Recovery Ramblers helps me to feel connected to nature… It uplifts my spirits and mental health.  I have many worries and problems and I feel better about them and more self-empowered when I’m rambling.

David Lintern - girl - narrow

Family engagement

The Family John Muir Award offers an opportunity for families to work towards a shared goal, helping improve parent-child and inter-generational relationships, improve family wellbeing, boost confidence and simply enjoy spending time together outdoors. 

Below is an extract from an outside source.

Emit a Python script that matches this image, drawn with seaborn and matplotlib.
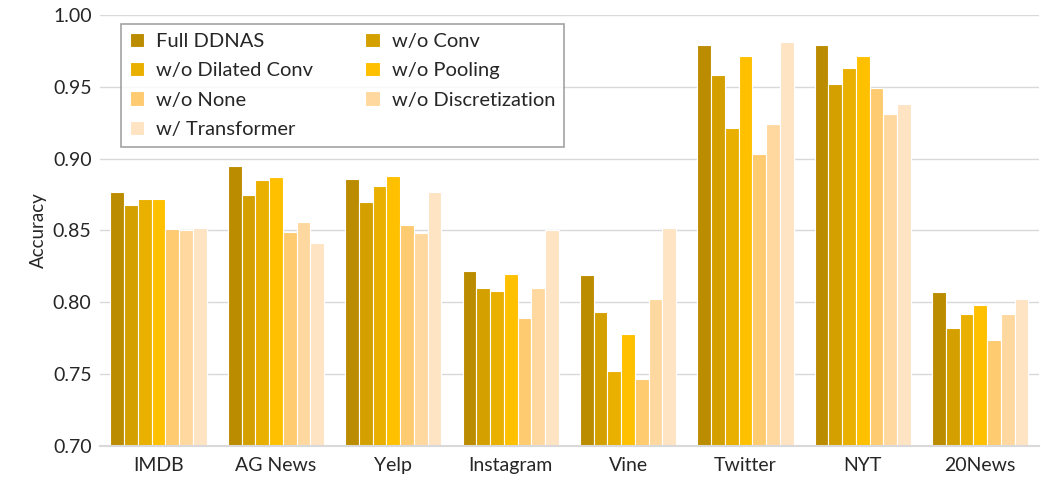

  • Building family relationships - 3D Drumchapel’s impact report shares parents’ and children’s feedback on how they benefited from participating in the Award through spending time together in wild places on their doorsteps and further afield 
  • Improving community wellbeing - Find out how a With Kids holiday programme run through a community drop-in service created opportunities for families to feel included in their community, whilst connecting with other families. 
  • Supporting vulnerable families - Shelter Families Project framed a summer holiday programme around the Award with the aim of minimising the trauma of homelessness for vulnerable children and their families through nature connection. A focus on birds and their nests provided a theme for activities, as well as a narrative to help explore children’s experiences of homelessness. 
  • Engaging local families - Through using the Award remotely, Callander’s Landscape supported Callander families to access their local wild spaces within Loch Lomond & The Trossachs National Park. Providing the families opportunities to deepen their connection with nature, boost their wellbeing and take action for the environment.